Although Barclay has a good understanding of what the passage says, he does add that examining self for sins, etc., may be included.
The plain reading of the text, and the many evidences from early Christian teaching and reputable commentators, teach that the self-examination is indeed whether one recognizes the purpose of the Lord's Supper and all the doctrine behind it, including the proclaiming of the Lord's death. The purpose of the Lord's Supper is to remember Him and His work, and to proclaim his death. It is a memorial to Jesus and the focus is then directed at Him, with worship and praise to God the Father for the work of Christ. It is not a time of self-reflection. The focus is heaven-ward, not inward.

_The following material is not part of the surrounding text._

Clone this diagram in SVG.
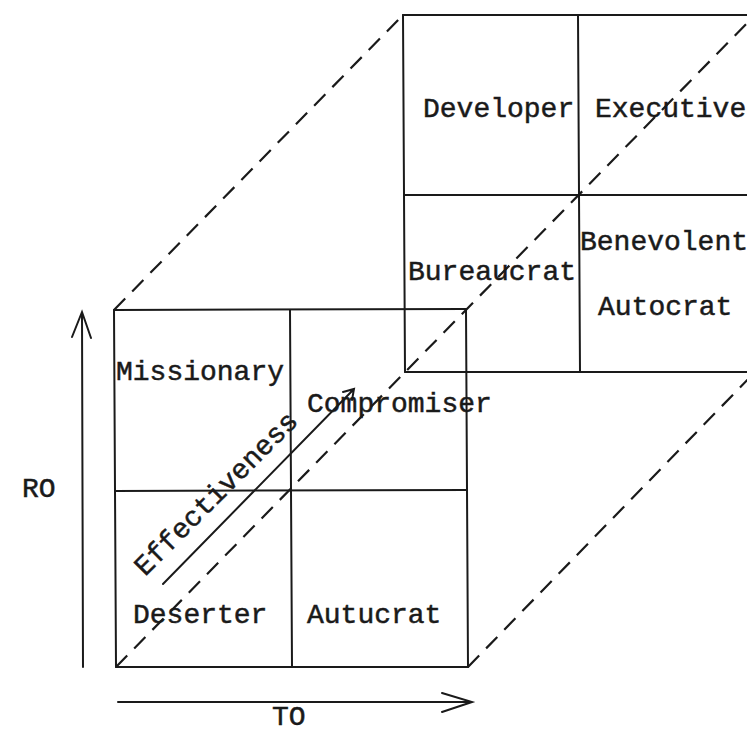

Should we examine ourselves for unconfessed sin and wrong-doing towards others? Most definitely, and this should be done on a continuous basis. William McDonald's commentary states: We should realize that the Lord's body was given in order that our sin might be put away. If we go on living in sin, while at the same time partaking of the Lord's Supper, we are living a lie.
In Matthew 5:23,24 Jesus tells us, "It you are offering your gift at the altar and there remember that your brother has something against you, leave your gift there in front of the altar. First go and be reconciled to your brother; then come and offer your gift." I think this makes a good analogy for self-examination of our sins BEFORE we even come together as an assembly for the Lord's supper, especially in light of William McDonald's comment, but this is not what 1 Cor. 11:28 is talking about in context, although the argument can be made that "recognizing" the Lord's body includes this aspect.
My conclusion is that the teaching that this verse means we are to examine ourselves primarily for sin seems to be tradition and not biblically-based.